Human body with a computer head standing within skyscrapers, digital art
When I was giving the title to this article (usually the most daunting part of writing), I struggled with which of the two, defines and demarcates, is a more fitting word to this article. It turned out that prior to a clear demarcation, we need to define what is so unique about humans that sets us apart from machines and any other kind of living animals. But later in the stage, I realised the definition of humans has never been more flimsy.
So what defines human?
Humans, or Homo Sapiens (Linnaeus, 1758), oftentimes are viewed as the very few that possess wisdom (or intelligence) and demonstrate the ability to do a wide range of simple and complex tasks. As suggested by the formal latin name of Homo Sapiens, sapience perhaps is one of the unique characteristics of our kind. As antique as it can get, Renaissance humanist philosopher Giovanni Pico della Mirandola in his book Oration in the Dignity of Man describes human as the most fortunate of all living things as we are “of the very intelligences which dwell beyond the confines of the world”. However, as we can see from real-world and lab animal observations, humans are not the only ones that have wisdom and are actively using them, some other intelligent animals such as elephant and dogs are shown to have the almighty creativity and wisdom, as Mirandola put it, to transcend our very physical realm.
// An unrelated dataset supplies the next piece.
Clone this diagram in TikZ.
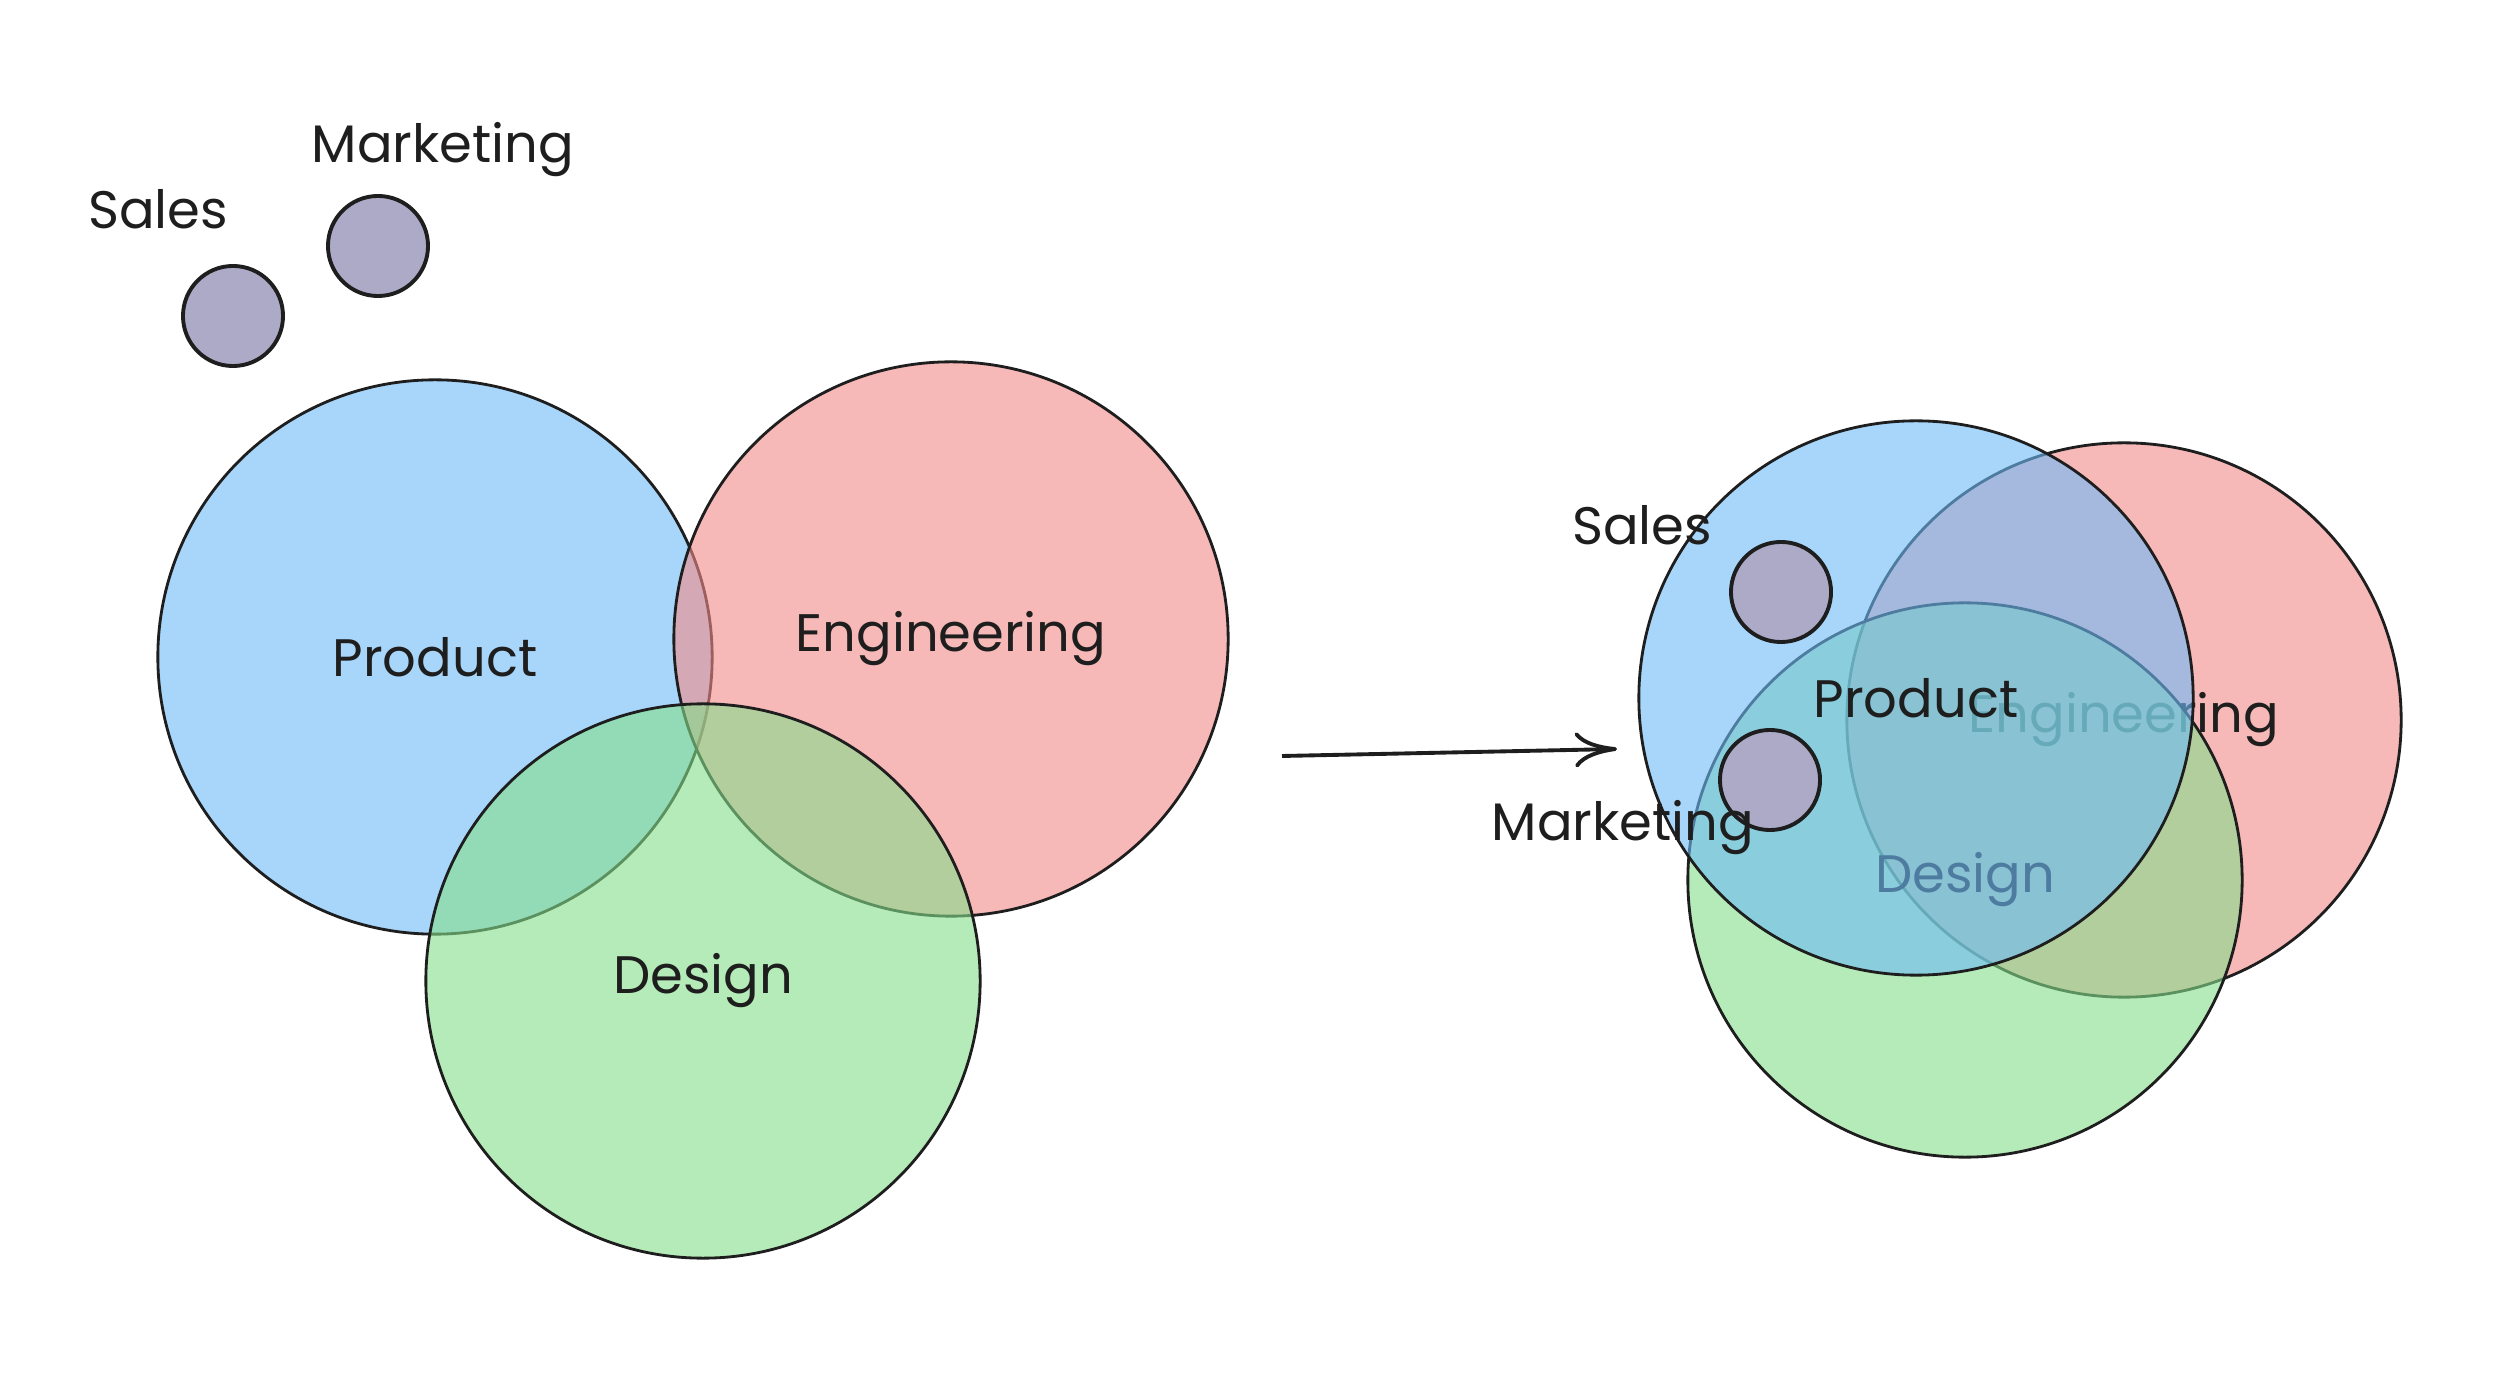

Psychologists and biologists have also, reasonably, turned to the concept of sentience – being conscious, having mental states and ability to feel (psychological) pain. Perhaps one of the most defining book on the nature of human, which puts sentience as the crux of one, is Microcosmus: An essay concerning man and his relation to the world (1856) by the German biologist, medical doctor and logicist Hermann Lotze. On human nature, the author considered sentience as the most significant human characteristic and temperament- the capability to feel and the to be affected by feelings through the expression of one’s feelings in movements, words, and gesture. Well, I have seen my indoor European shorthair being scared of a larger-sized outdoor one multiple times and she sought after my comfort every time. Then how different are we from animals, just on the basis of sentience?
The answer might have been offered by the books uncovering the development and the so-proclaimed “truth” of human. The bestseller The Dawn of Everything by David Graeber and David Wengrow wittingly (and possibly implicitly) illustrates the uniqueness of humans does not lie within an individual, but the products of a collective of humans coming together – society and politics. Humans do not merely differ from other species because we are sapient and sentient, but also because we evolve both biologically and politically.
Humans were the only agency
It was always assumed that humans were the only ones who were able to respond the environment without, or by the least with little, instinct. Marx’s conception of agency echos much with Mirandola’s idea of free will. In other words, we are an agency because we are able to make free choices in a given environment (beware that in the Marxist theory of agency, humans are, again, social and collective being). Despite that we are the only agency, humans are always in the tug-of-war against the social systems and extra-biological structures of gender, social class, nationality and most probably the intersections of these.
While the Marxist approach to human as an agency holds some water, what we might have missed out is the existence of structures does not just impede the exercising of humans’ free will, but the structure per se is an agency. Such position is taken and amplified by STS scholars such as Bruno Latour and Peter-Paul Verbeek, as in their work concerning Actor Network Theory (ANT) and agency of technological artifacts. Look at the following sign:
You will most likely slow down your car when you see this sign. This is a simple example laid out by Verbeek (2005) of how artifacts as crucial actants in our society shape our behaviours. The centre of their philosophy is that the asymmetry and de facto juxtaposition of humans and nonhumans must be annihilated to untangle the intricate web of our society.
Extend the bridges: The New Turing Test
But we have now come to phase where it becomes growingly challenging to even contrast humans and nonhumans, specifically Artificial Intelligence.
On the intelligence level, a myriad number of narrow AIs can already supersedes human-like intelligence, the Stockfish 13 chess robot for example. On the sentience level, Google’s LaMDA is thought to be the new breakthrough, though it was purely an extremely strong language model. If computers are shown to possess both human level sentience and sapience, what even are we talking about humans versus nonhumans.
The public might have perhaps laid too much emphasis on the inner processes and differences between humans and computers but have neglected what really is the core of challenge of the state-of-the-art technologies. This is revealed by the genius about Alan Turing. The Turing Test was designed to test whether computers (or artificial intelligence) can ever imitate humans in its 3-person guessing game of who-is-the-human and so far there has not been any success. The Test was, in contrast to public’s fantasy, not to investigate whether computers can think (sapience), but to focus on the output, whether it can pretend to be a human through various modalities.
Ultimately, from my own perspective, the importance does not lie within the processes of AI’s “sapience” or “sentience”. The key to a more comprehensive understanding of human and nonhumans, is whether sapience or sentience that are expressed by nonhumans can be disambiguated by ourselves. Potentially, a new Turing Test has to exist to examine humans’ perception of not only bots’ sapience, but also their sentience.